Take the lines from the one with "Clone this chart in matplotlib." through the one with "from matplotlib.patches import Polygon", both ends kept, and reproduce them exactly without the pictures.
- - -
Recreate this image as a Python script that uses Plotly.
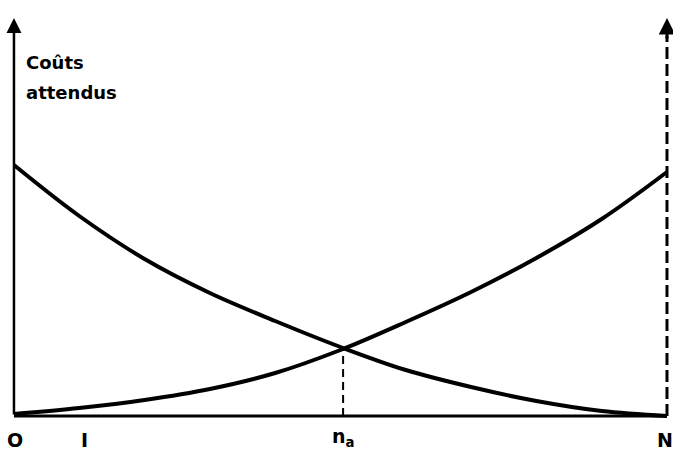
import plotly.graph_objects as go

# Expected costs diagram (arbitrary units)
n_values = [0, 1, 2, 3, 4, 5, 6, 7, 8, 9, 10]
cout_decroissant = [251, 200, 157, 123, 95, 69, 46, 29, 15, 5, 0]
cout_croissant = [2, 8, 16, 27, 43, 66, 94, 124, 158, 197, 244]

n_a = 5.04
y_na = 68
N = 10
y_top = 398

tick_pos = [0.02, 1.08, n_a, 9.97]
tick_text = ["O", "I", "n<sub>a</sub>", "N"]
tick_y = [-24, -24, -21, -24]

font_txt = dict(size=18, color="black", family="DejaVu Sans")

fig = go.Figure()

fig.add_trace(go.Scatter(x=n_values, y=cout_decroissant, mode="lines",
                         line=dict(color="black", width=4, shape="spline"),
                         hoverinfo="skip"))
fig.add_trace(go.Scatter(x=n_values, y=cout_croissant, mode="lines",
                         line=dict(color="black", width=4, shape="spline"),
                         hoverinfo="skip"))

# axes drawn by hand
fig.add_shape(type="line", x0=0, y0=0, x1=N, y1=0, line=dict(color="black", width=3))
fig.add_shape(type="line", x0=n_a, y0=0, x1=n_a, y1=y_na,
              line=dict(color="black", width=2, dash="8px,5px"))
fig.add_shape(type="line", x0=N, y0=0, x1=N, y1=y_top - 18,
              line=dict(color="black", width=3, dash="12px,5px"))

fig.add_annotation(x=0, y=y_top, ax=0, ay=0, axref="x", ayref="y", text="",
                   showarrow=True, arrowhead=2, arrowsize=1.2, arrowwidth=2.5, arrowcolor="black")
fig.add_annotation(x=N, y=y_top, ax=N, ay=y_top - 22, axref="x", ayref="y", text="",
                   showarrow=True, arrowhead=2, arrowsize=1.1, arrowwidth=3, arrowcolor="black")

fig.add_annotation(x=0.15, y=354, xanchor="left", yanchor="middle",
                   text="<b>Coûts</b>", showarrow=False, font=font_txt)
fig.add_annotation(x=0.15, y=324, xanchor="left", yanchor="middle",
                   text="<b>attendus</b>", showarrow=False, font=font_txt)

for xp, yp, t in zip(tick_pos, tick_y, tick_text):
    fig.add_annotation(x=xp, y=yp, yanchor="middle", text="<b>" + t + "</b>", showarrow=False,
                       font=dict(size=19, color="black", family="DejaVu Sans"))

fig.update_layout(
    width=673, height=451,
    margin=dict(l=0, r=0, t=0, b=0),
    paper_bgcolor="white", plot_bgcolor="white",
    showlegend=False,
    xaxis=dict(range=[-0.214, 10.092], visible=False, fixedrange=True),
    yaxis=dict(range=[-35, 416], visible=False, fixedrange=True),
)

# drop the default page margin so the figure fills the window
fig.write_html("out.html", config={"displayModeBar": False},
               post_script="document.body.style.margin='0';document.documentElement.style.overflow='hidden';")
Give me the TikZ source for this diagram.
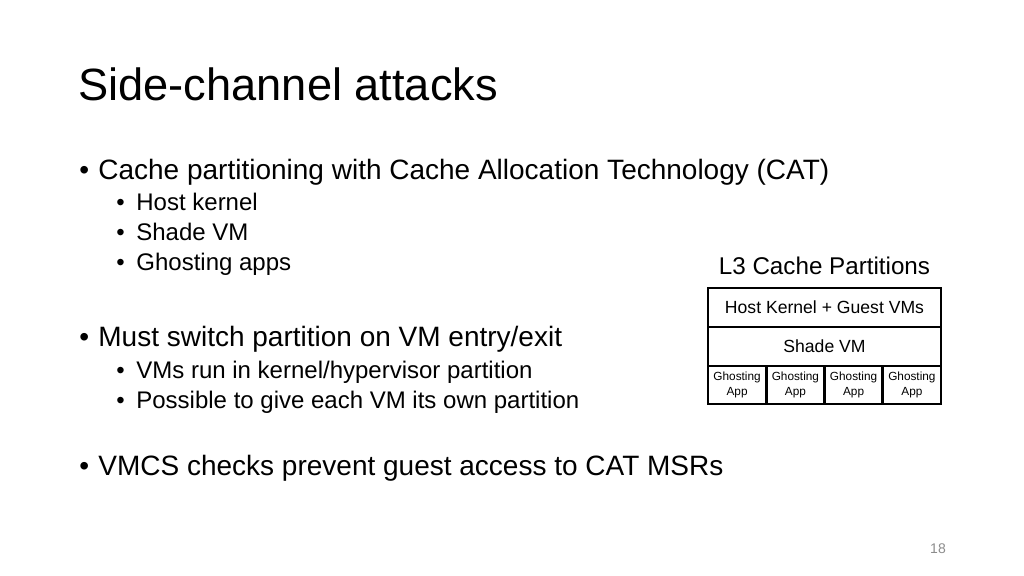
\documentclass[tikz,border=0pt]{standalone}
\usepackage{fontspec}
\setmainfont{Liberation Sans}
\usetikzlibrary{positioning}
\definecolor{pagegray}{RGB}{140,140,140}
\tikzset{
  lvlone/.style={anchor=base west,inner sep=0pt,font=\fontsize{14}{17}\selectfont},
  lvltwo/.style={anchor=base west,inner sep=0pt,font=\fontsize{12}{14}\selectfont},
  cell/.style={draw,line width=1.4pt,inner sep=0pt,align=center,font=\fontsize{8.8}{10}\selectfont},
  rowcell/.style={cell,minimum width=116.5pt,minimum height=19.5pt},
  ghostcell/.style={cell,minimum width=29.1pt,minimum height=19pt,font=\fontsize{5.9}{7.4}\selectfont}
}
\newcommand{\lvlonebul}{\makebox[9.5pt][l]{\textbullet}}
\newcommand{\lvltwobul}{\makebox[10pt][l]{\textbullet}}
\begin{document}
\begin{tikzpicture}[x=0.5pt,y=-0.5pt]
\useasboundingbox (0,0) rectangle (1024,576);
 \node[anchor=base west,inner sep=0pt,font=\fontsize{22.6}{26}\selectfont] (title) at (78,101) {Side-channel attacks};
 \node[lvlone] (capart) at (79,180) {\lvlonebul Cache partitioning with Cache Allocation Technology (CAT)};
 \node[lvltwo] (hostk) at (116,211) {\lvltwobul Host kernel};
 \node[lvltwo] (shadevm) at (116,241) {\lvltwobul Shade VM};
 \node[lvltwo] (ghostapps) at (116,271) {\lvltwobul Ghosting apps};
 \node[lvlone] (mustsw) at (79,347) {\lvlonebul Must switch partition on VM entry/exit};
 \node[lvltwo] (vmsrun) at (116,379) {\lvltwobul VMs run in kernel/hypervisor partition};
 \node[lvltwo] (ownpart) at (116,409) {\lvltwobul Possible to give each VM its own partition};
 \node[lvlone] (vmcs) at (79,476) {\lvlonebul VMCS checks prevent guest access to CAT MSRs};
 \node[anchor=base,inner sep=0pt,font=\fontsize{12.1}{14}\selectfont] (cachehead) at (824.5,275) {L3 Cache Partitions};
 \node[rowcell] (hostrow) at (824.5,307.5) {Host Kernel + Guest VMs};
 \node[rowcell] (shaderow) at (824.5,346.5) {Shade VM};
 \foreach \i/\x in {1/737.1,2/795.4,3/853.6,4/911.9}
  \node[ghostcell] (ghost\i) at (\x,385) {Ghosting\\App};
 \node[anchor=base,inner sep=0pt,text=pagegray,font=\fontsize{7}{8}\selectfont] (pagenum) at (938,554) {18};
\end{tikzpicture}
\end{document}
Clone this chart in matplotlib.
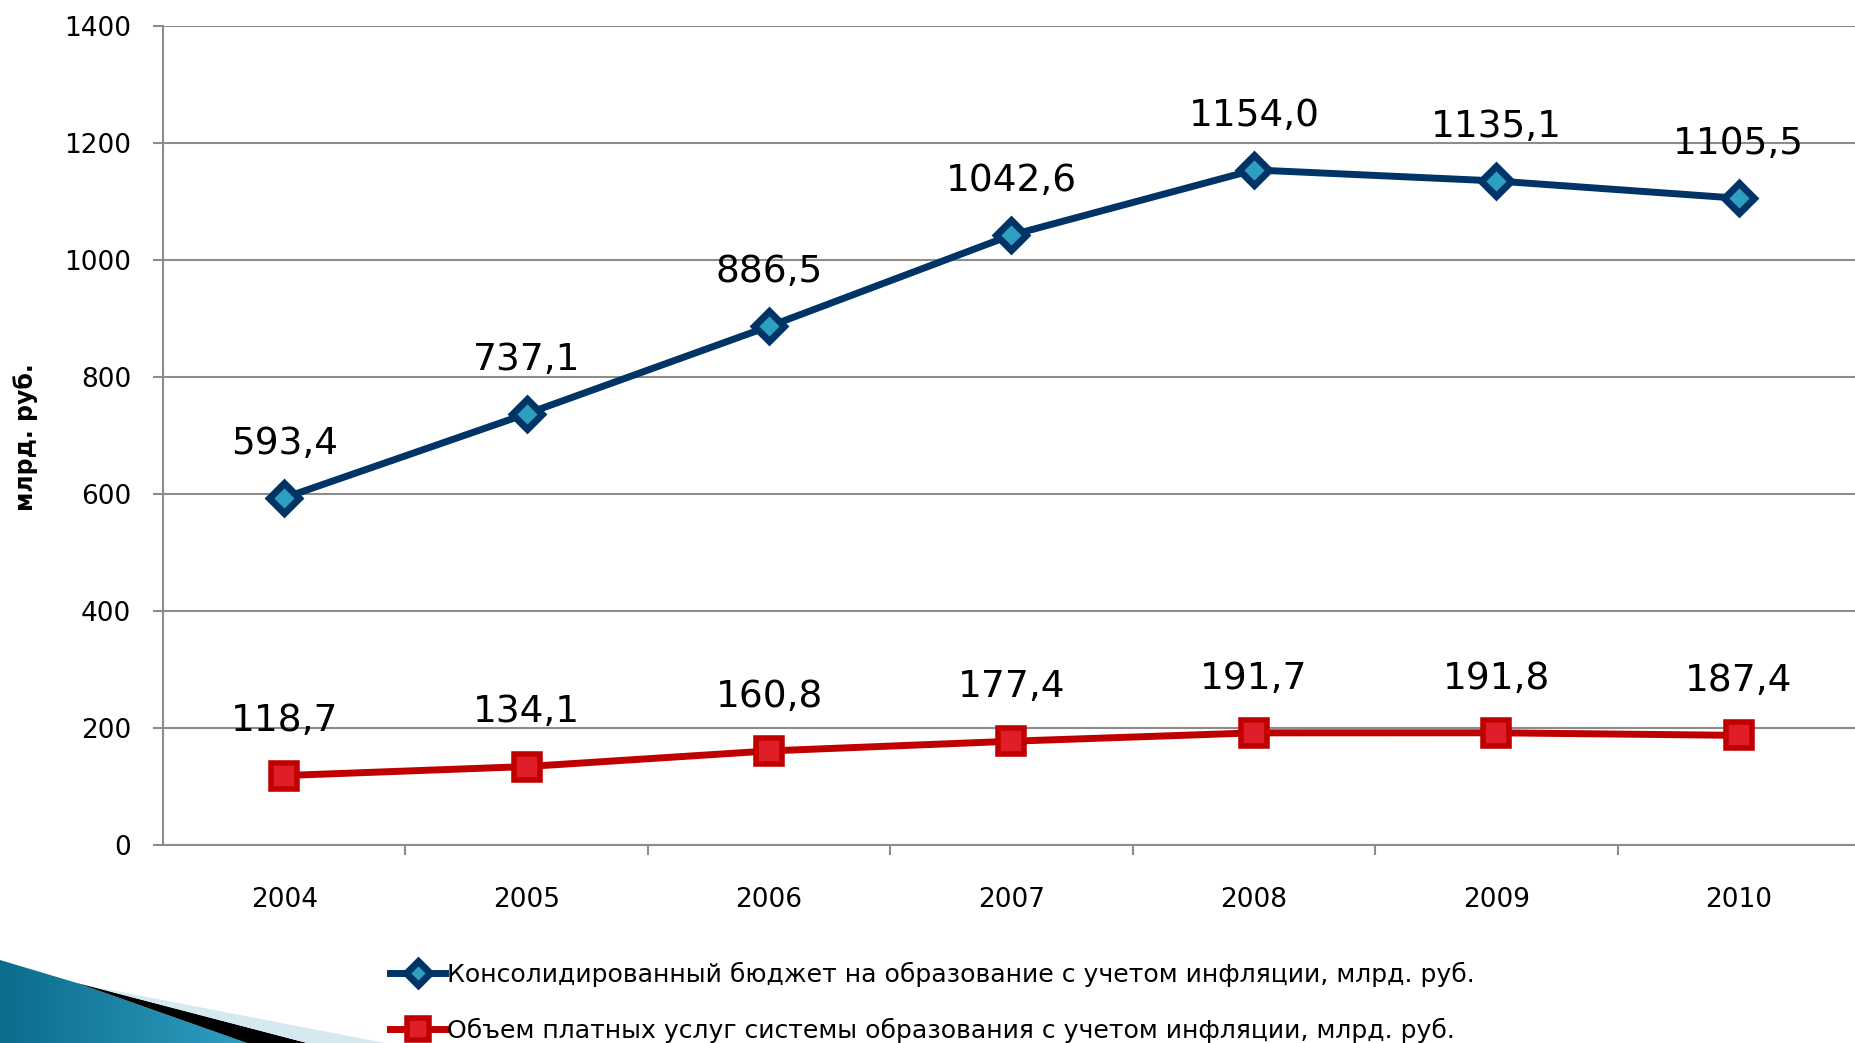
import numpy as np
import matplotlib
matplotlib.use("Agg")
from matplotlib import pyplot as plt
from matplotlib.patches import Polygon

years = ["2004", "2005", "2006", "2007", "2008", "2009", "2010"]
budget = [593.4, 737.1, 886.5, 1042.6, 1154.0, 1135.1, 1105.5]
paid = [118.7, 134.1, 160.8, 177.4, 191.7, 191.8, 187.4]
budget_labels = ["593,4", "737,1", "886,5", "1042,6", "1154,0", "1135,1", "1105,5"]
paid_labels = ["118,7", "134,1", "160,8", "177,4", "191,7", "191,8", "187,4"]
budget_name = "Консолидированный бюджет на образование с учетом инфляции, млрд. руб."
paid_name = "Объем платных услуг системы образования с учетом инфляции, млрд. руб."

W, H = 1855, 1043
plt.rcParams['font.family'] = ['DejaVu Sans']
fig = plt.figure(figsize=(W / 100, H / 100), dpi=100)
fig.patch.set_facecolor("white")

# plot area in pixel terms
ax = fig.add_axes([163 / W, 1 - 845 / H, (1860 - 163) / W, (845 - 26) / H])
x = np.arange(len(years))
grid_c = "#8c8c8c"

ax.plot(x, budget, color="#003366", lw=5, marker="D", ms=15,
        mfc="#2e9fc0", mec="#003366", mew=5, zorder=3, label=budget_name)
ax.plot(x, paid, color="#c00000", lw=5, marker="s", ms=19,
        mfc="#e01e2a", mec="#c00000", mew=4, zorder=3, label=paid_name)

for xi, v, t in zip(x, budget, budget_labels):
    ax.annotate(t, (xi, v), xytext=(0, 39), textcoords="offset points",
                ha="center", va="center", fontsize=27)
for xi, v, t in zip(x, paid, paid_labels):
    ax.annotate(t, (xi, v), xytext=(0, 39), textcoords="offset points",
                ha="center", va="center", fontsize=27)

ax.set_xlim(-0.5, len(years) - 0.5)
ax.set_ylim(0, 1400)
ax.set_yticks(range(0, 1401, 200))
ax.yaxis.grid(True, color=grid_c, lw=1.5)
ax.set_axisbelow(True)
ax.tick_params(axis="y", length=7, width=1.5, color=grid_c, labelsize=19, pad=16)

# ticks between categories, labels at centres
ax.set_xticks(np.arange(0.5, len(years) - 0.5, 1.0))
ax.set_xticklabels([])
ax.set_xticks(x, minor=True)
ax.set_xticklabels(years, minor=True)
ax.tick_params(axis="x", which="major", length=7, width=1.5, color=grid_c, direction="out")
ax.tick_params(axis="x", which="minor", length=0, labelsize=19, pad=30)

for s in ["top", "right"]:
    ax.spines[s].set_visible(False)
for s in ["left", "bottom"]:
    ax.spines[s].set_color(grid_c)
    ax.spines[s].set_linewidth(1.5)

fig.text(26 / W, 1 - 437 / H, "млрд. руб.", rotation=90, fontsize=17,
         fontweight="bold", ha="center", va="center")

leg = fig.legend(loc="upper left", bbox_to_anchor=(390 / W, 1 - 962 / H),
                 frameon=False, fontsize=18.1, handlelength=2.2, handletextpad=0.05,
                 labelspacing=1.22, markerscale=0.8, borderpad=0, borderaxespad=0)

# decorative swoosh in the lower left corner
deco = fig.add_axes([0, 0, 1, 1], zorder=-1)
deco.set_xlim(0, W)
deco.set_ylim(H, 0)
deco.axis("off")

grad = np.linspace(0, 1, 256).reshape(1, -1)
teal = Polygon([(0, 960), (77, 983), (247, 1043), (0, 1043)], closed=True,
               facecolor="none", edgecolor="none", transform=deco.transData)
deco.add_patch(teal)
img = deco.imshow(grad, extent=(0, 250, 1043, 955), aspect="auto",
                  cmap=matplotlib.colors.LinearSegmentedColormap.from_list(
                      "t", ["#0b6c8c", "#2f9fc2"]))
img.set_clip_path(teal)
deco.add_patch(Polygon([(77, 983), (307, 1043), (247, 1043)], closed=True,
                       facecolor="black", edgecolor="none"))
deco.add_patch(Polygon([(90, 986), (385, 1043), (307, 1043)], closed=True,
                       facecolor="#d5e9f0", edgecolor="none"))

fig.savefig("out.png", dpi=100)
- - -
CORRECT RESULT
Clone this chart in matplotlib.
import numpy as np
import matplotlib
matplotlib.use("Agg")
from matplotlib import pyplot as plt
from matplotlib.patches import Polygon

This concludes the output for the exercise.